I am grieved when I hear of children coming home from school, saying, "My teacher corrected me for something I didn’t do," and then for mother or father to run to school to reprimand the school teacher. (We all know that very rarely do teachers punish children without due cause.)

Dear parents, you grieve the Holy Spirit very much when you contend with a teacher. A child must learn to suffer injustice in order to build character, to be refined, and to eventually be used of God. Even as Jesus came into the world to suffer and die, so we are born again as God’s children to suffer and to die to the Self-life so that we might triumph in the long run.

So, do not pamper your children. Someday, when your child is grown, he will be treated unjustly. He may be fired from a job for no good cause. Will he then be able to run to mother or father? My friend, children have to learn to accept unjust treatment because the world is not a just world. They must learn early on that the world is not fair, but that God is good. As soon as we master this lesson, we will come to great peace with that reality.

Another reason why a parent should, as a rule, never take the side of a child against authority, whether it is a school teacher, a youth counselor, a pastor, or a supervisor at work, is because most probably, the child deserves the correction, the punishment, or the chastisement.

My mother was smart enough to know that, when I was a boy (before my salvation) and was punished for whispering in the classroom, though I may not have been guilty at that time, I deserved the punishment because she knew that I had in all probability, whispered many, many times before without getting caught.

Dear ones, all of us must realize that our righteousness is as filthy rags, and if God were to administer justice altogether in our lives, we would receive many, many spankings and chastisements for things done and said, and attitudes expressed in the past

So, mothers, teach your children, as Jochebed did, to submit to authority--right or wrong, and if there is something that is unfairly or immorally done by a person in authority, go to that person alone and, in a kind, gentle way, talk things over. (Keep in mind, there are cases when our children must be protected from harm.) In general, we should never give our children the impression that authorities are to be questioned or defied, for Paul says that all authority is ordained of God, mostly for justice, and often for injustice, to bring us to the feet of Jesus.

Jochebed, through her praying, put something wonderful into the soul of Moses.
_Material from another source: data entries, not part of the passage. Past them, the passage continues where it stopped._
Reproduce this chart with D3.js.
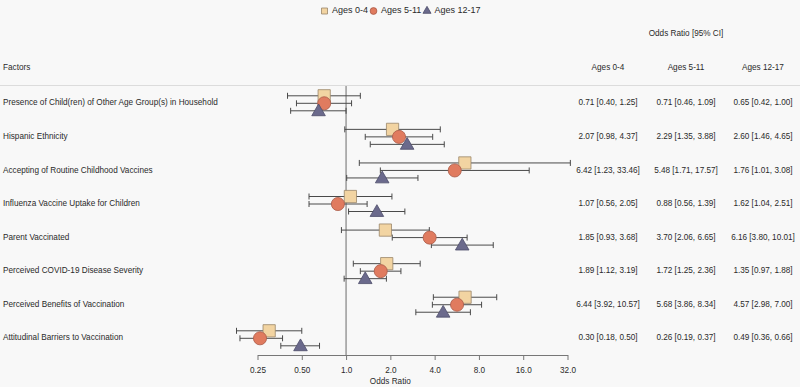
<!DOCTYPE html>
<html>
<head>
<meta charset="utf-8">
<script src="https://cdnjs.cloudflare.com/ajax/libs/d3/7.8.5/d3.min.js"></script>
<style>
  body { margin: 0; background: #f8f8f8; }
  text { font-family: "Liberation Sans", Arial, sans-serif; fill: #2a2a2a; }
</style>
</head>
<body>
<div id="canvas"></div>
<script>
"use strict"

/* Data */
let factors = [
    "Presence of Child(ren) of Other Age Group(s) in Household",
    "Hispanic Ethnicity",
    "Accepting of Routine Childhood Vaccines",
    "Influenza Vaccine Uptake for Children",
    "Parent Vaccinated",
    "Perceived COVID-19 Disease Severity",
    "Perceived Benefits of Vaccination",
    "Attitudinal Barriers to Vaccination"
];
let groups = ["Ages 0-4", "Ages 5-11", "Ages 12-17"];

let or04 = [0.71, 2.07, 6.42, 1.07, 1.85, 1.89, 6.44, 0.30];
let lo04 = [0.40, 0.98, 1.23, 0.56, 0.93, 1.12, 3.92, 0.18];
let hi04 = [1.25, 4.37, 33.46, 2.05, 3.68, 3.19, 10.57, 0.50];

let or511 = [0.71, 2.29, 5.48, 0.88, 3.70, 1.72, 5.68, 0.26];
let lo511 = [0.46, 1.35, 1.71, 0.56, 2.06, 1.25, 3.86, 0.19];
let hi511 = [1.09, 3.88, 17.57, 1.39, 6.65, 2.36, 8.34, 0.37];

let or1217 = [0.65, 2.60, 1.76, 1.62, 6.16, 1.35, 4.57, 0.49];
let lo1217 = [0.42, 1.46, 1.01, 1.04, 3.80, 0.97, 2.98, 0.36];
let hi1217 = [1.00, 4.65, 3.08, 2.51, 10.01, 1.88, 7.00, 0.66];

let tickValues = [0.25, 0.5, 1, 2, 4, 8, 16, 32];
let tickLabels = ["0.25", "0.50", "1.0", "2.0", "4.0", "8.0", "16.0", "32.0"];

/* drawing size */
let svgWidth = 800;
let svgHeight = 387;
let fontSize = 8.2;

let svg = d3.select("#canvas")
    .append("svg")
    .attr("width", svgWidth)
    .attr("height", svgHeight);

svg.append("rect")
    .attr("width", svgWidth)
    .attr("height", svgHeight)
    .attr("fill", "#f8f8f8");

let xScale = d3.scaleLog()
    .base(2)
    .domain([0.25, 32])
    .range([257.5, 567.5]);

let yScale = d3.scalePoint()
    .domain(factors)
    .range([103.3, 338.3]);

let axisY = 355;

/* one small table per age group */
let series = [
    { name: groups[0], or: or04, lo: lo04, hi: hi04, shape: "square", fill: "#f2d4a2", stroke: "#9a876a", dy: -7.5 },
    { name: groups[1], or: or511, lo: lo511, hi: hi511, shape: "circle", fill: "#e07b5f", stroke: "#a95a47", dy: 0 },
    { name: groups[2], or: or1217, lo: lo1217, hi: hi1217, shape: "triangle", fill: "#6b6a8c", stroke: "#4d4c6a", dy: 7.5 }
];

let symbolOf = {
    square: d3.symbol().type(d3.symbolSquare).size(150),
    circle: d3.symbol().type(d3.symbolCircle).size(135),
    triangle: d3.symbol().type(d3.symbolTriangle).size(80)
};

/* header */
svg.append("line")
    .attr("x1", 0).attr("x2", svgWidth)
    .attr("y1", 85.5).attr("y2", 85.5)
    .attr("stroke", "#dcdcdc");

svg.append("text")
    .attr("x", 3).attr("y", 68)
    .attr("dominant-baseline", "middle")
    .style("font-size", fontSize + "px")
    .text("Factors");

svg.append("text")
    .attr("x", 686).attr("y", 34)
    .attr("text-anchor", "middle")
    .attr("dominant-baseline", "middle")
    .style("font-size", fontSize + "px")
    .text("Odds Ratio [95% CI]");

let colX = [608, 686, 763];
for (let i = 0; i < groups.length; i++) {
    svg.append("text")
        .attr("x", colX[i]).attr("y", 68)
        .attr("text-anchor", "middle")
        .attr("dominant-baseline", "middle")
        .style("font-size", fontSize + "px")
        .text(groups[i]);
}

/* factor labels */
svg.selectAll(".factor")
    .data(factors)
    .join("text")
    .attr("class", "factor")
    .attr("x", 3)
    .attr("y", d => yScale(d))
    .attr("dominant-baseline", "middle")
    .style("font-size", fontSize + "px")
    .text(d => d);

/* odds ratio text columns */
series.forEach(function (s, k) {
    svg.selectAll(".val" + k)
        .data(factors)
        .join("text")
        .attr("class", "val" + k)
        .attr("x", colX[k])
        .attr("y", d => yScale(d))
        .attr("text-anchor", "middle")
        .attr("dominant-baseline", "middle")
        .style("font-size", fontSize + "px")
        .text((d, i) => s.or[i].toFixed(2) + " [" + s.lo[i].toFixed(2) + ", " + s.hi[i].toFixed(2) + "]");
});

/* reference line at OR = 1 */
svg.append("line")
    .attr("x1", xScale(1)).attr("x2", xScale(1))
    .attr("y1", 86).attr("y2", axisY)
    .attr("stroke", "#9a9a9a")
    .attr("stroke-width", 1.5);

/* x axis */
let xAxis = d3.axisBottom(xScale)
    .tickValues(tickValues)
    .tickFormat((d, i) => tickLabels[i])
    .tickSize(5)
    .tickSizeOuter(0);

let axisG = svg.append("g")
    .attr("transform", "translate(0," + axisY + ")")
    .call(xAxis);
axisG.select(".domain").attr("stroke", "#777");
axisG.selectAll(".tick line").attr("stroke", "#777");
axisG.selectAll(".tick text")
    .attr("y", 12)
    .style("font-size", fontSize + "px")
    .style("font-family", "'Liberation Sans', Arial, sans-serif")
    .attr("fill", "#2a2a2a");

svg.append("text")
    .attr("x", xScale(2))
    .attr("y", 382)
    .attr("text-anchor", "middle")
    .attr("dominant-baseline", "middle")
    .style("font-size", fontSize + "px")
    .text("Odds Ratio");

/* error bars */
series.forEach(function (s, k) {
    let g = svg.append("g");
    factors.forEach(function (f, i) {
        let y = yScale(f) + s.dy;
        g.append("line")
            .attr("x1", xScale(s.lo[i])).attr("x2", xScale(s.hi[i]))
            .attr("y1", y).attr("y2", y)
            .attr("stroke", "#4a4a4a").attr("stroke-width", 1);
        [s.lo[i], s.hi[i]].forEach(function (v) {
            g.append("line")
                .attr("x1", xScale(v)).attr("x2", xScale(v))
                .attr("y1", y - 3).attr("y2", y + 3)
                .attr("stroke", "#4a4a4a").attr("stroke-width", 1);
        });
    });
});

/* point estimates */
series.forEach(function (s, k) {
    svg.selectAll(".pt" + k)
        .data(factors)
        .join("path")
        .attr("class", "pt" + k)
        .attr("d", symbolOf[s.shape])
        .attr("transform", (d, i) => "translate(" + xScale(s.or[i]) + "," + (yScale(d) + s.dy + (s.shape == "triangle" ? 1 : 0)) + ")")
        .attr("fill", s.fill)
        .attr("stroke", s.stroke)
        .attr("stroke-width", 0.8);
});

/* legend */
let legendSym = {
    square: d3.symbol().type(d3.symbolSquare).size(36),
    circle: d3.symbol().type(d3.symbolCircle).size(36),
    triangle: d3.symbol().type(d3.symbolTriangle).size(28)
};
let legendX = [324.5, 373.5, 427];
series.forEach(function (s, k) {
    svg.append("path")
        .attr("d", legendSym[s.shape])
        .attr("transform", "translate(" + legendX[k] + ",11)")
        .attr("fill", s.fill)
        .attr("stroke", s.stroke)
        .attr("stroke-width", 0.8);
    svg.append("text")
        .attr("x", legendX[k] + 7.5)
        .attr("y", 11)
        .attr("dominant-baseline", "middle")
        .style("font-size", "9px")
        .text(s.name);
});
</script>
</body>
</html>
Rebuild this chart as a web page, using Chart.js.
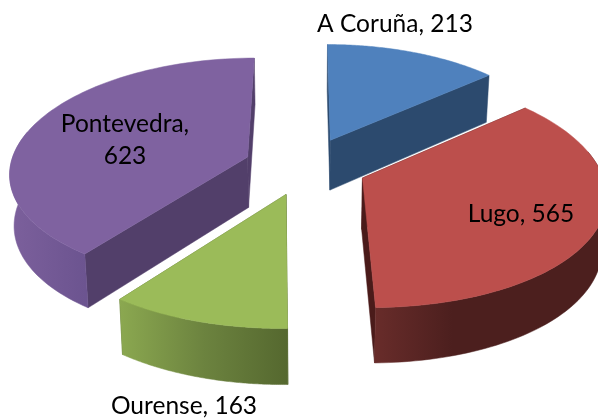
<!DOCTYPE html>
<html>
<head>
<meta charset="utf-8">
<style>html,body{margin:0;padding:0;background:#fff}#w{width:598px;height:419px;position:relative;overflow:hidden}canvas{filter:blur(0.4px)}</style>
<script src="https://cdn.jsdelivr.net/npm/chart.js@4/dist/chart.umd.min.js"></script>
</head>
<body>
<div id="w"><canvas id="c" width="598" height="419"></canvas></div>
<script>
const categories = ["A Coruña", "Lugo", "Ourense", "Pontevedra"];
const values = [213, 565, 163, 623];

const topColors = ["#4F81BD", "#BC4F4C", "#9BBB59", "#7F62A0"];
const radialWallColors = ["#2C4A6E", "#4A1B1A", "#55682F", "#523F6A"];
const outerWallStops = [
  ["#2C4A6E", "#2C4A6E"],
  ["#682C2A", "#4C1F1E", "#4C1F1E", "#4C1F1E"],
  ["#8BA850", "#6C833F", "#55682F"],
  ["#7C609C", "#6C5490"]
];
const labelLines = [
  [`${categories[0]}, ${values[0]}`],
  [`${categories[1]}, ${values[1]}`],
  [`${categories[2]}, ${values[2]}`],
  [`${categories[3]},`, `${values[3]}`]
];
const labelAnchors = [[395, 24], [521, 214], [184, 406], [125, 124]];

// projection of the flat pie disc onto the tilted plane
const view = {cx: 305.5, cy: 166, rx: 237.5, ry: 112, perspX: 0.13, perspY: 0.113};
function project(u, v) {
  return {x: view.cx + view.rx * u / (1 - view.perspX * v), y: view.cy + view.ry * v / (1 - view.perspY * v)};
}
function lower(p, v) {
  return {x: view.cx + (p.x - view.cx) * 0.985, y: p.y + 50.8 + 4.2 * v};
}

const pie3d = {
  id: 'pie3d',
  beforeDatasetsDraw(chart) {
    const ctx = chart.ctx;
    const els = chart.getDatasetMeta(0).data;
    [0, 3, 1, 2].forEach(i => {
      const el = els[i];
      const d = (el.options.offset / 4) / el.outerRadius;
      const mid = (el.startAngle + el.endAngle) / 2;
      const ou = Math.cos(mid) * d, ov = Math.sin(mid) * d;
      const apexV = ov;
      const apex = project(ou, ov);
      const arc = [];
      const n = 90;
      for (let k = 0; k <= n; k++) {
        const a = el.startAngle + (el.endAngle - el.startAngle) * k / n;
        const v = Math.sin(a) + ov;
        arc.push({p: project(Math.cos(a) + ou, v), v, front: Math.sin(a) > -0.25});
      }
      const poly = (pts, fill) => {
        ctx.beginPath();
        pts.forEach((q, j) => j ? ctx.lineTo(q.x, q.y) : ctx.moveTo(q.x, q.y));
        ctx.closePath();
        ctx.fillStyle = fill;
        ctx.fill();
        ctx.strokeStyle = fill;
        ctx.lineWidth = 0.5;
        ctx.stroke();
      };
      // radial walls
      [arc[0], arc[n]].forEach(e => {
        poly([apex, e.p, lower(e.p, e.v), lower(apex, apexV)], radialWallColors[i]);
      });
      // outer wall
      const vis = arc.filter(e => e.front);
      if (vis.length > 1) {
        const xs = vis.map(e => e.p.x);
        const x0 = Math.min(...xs), x1 = Math.max(...xs);
        const g = ctx.createLinearGradient(x0, 0, x1, 0);
        const stops = outerWallStops[i];
        stops.forEach((c, j) => g.addColorStop(j / (stops.length - 1), c));
        const top = vis.map(e => e.p);
        const bot = vis.slice().reverse().map(e => lower(e.p, e.v));
        poly(top.concat(bot), g);
      }
      // top surface
      poly([apex].concat(arc.map(e => e.p)), topColors[i]);
    });
    // labels
    ctx.fillStyle = '#000';
    ctx.font = '24.5px Lato, "Open Sans", sans-serif';
    ctx.textAlign = 'center';
    ctx.textBaseline = 'middle';
    labelLines.forEach((lines, i) => {
      lines.forEach((t, j) => ctx.fillText(t, labelAnchors[i][0], labelAnchors[i][1] + j * 32));
    });
    return false;
  }
};

new Chart(document.getElementById('c'), {
  type: 'pie',
  data: {
    labels: categories,
    datasets: [{data: values, backgroundColor: topColors, borderWidth: 0, offset: 143}]
  },
  options: {
    responsive: false,
    animation: false,
    plugins: {legend: {display: false}, tooltip: {enabled: false}}
  },
  plugins: [pie3d]
});
</script>
</body>
</html>
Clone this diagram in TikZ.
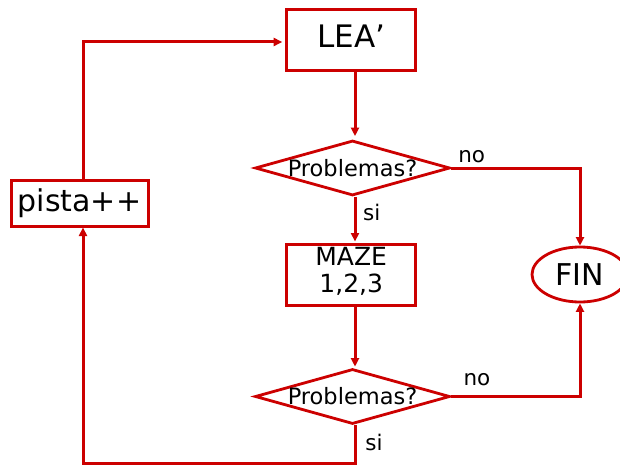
\documentclass[tikz,border=0pt]{standalone}
\usepackage{fontspec}
\setmainfont{DejaVu Sans}
\usetikzlibrary{shapes.geometric,arrows.meta}
\definecolor{flowred}{RGB}{204,0,0}
\begin{document}
\begin{tikzpicture}[x=1pt,y=-1pt,
  line/.style={draw=flowred,line width=3pt},
  arr/.style={line,-{Triangle[length=8.5pt,width=8pt]}},
  procbox/.style={draw=flowred,line width=3pt,rectangle,inner sep=0pt,fill=white},
  decision/.style={draw=flowred,line width=2.8pt,diamond,inner sep=0pt,
    minimum width=195pt,minimum height=55pt},
  qtext/.style={font=\fontsize{22.5}{26}\selectfont,inner sep=0pt},
  tag/.style={font=\fontsize{21.5}{24}\selectfont,inner sep=0pt}]
\useasboundingbox (0,0) rectangle (620,465);

% columns used by the vertical connectors
\coordinate (vx) at (355,0);
\coordinate (lx) at (83,0);

% nodes
\node[procbox,minimum width=129pt,minimum height=61pt,
  label={[font=\fontsize{31}{34}\selectfont,inner sep=0pt,yshift=3pt]center:LEA’}]
  (lea) at (351.2,39.7) {};
\node[decision,label={[qtext]center:Problemas?}] (d1) at (352.5,168) {};
\node[procbox,minimum width=129pt,minimum height=61pt,
  label={[font=\fontsize{25}{26.7}\selectfont,align=center,inner sep=0pt,yshift=3pt]center:MAZE\\1,2,3}]
  (maze) at (351.2,274.5) {};
\node[decision,label={[qtext]center:Problemas?}] (d2) at (352.5,396.5) {};
\node[draw=flowred,line width=2.8pt,ellipse,inner sep=0pt,
  minimum width=96pt,minimum height=55pt,
  font=\fontsize{30}{32}\selectfont] (fin) at (580,274.5) {FIN};
\node[procbox,minimum width=137pt,minimum height=46pt,
  font=\fontsize{30}{32}\selectfont] (pista) at (79.5,203) {pista++};

% bend points
\coordinate (b1) at (d1.east -| fin.north);
\coordinate (b2) at (d2.east -| fin.south);
\coordinate (b3) at (vx |- 0,463);
\coordinate (b4) at (lx |- 0,463);
\coordinate (b5) at (lx |- 0,42);

% connectors
\draw[arr,shorten >=3pt] (lea.south -| vx) -- (d1.north -| vx);
\draw[arr,shorten >=1pt] (d1.south -| vx) -- (maze.north -| vx);
\draw[arr,shorten >=1pt] (maze.south -| vx) -- (d2.north -| vx);
\draw[arr] (d1.east) -- (b1) -- (fin.north);
\draw[arr] (d2.east) -- (b2) -- (fin.south);
\draw[arr] (d2.south -| vx) -- (b3) -- (b4) -- (pista.south -| lx);
\draw[arr,shorten >=3pt] (pista.north -| lx) -- (b5) -- (lea.west |- b5);

% branch labels
\node[tag] (no1) at (471.7,156.7) {no};
\node[tag] (si1) at (371.7,212) {si};
\node[tag] (no2) at (477,380) {no};
\node[tag] (si2) at (374,442) {si};
\end{tikzpicture}
\end{document}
She taught him to obey authority, never to complain when treated unjustly, and, finally, she taught him in his first five to seven years not to aggravate authority through a defiant spirit.

How many children have provoked their teachers and youth workers by their actions, attitudes, and responses to the point where the teacher, or authority figure, loses control? My friend, this is just as wicked as down-right disobedience.

Moses would never have been elevated in the Egyptian court had his mother not taught him all these things.

The sole justification for a woman giving birth to a child is that she raise it for the glory of God, and this can only be done, in most cases, if she gives motherhood her full-time attention and energies.

Yes, mothers, many of you have to choose between giving your child a room of his own, with a bicycle at age six, a car at 16, and a college education at 18, or living in a shack and instilling in that child the things of eternity. "Train up a child in the way he should go: and when he is old, he will not depart from it" (Pr. 22:6). This is not a part-time job but a full time, divine vocation that, if properly exercised, will never be regretted for all eternity.

In my own case, when my mother died, after 50 years of widowhood, she left nothing material behind for me except her Bible. But what she put into my heart, nothing in the world can take away.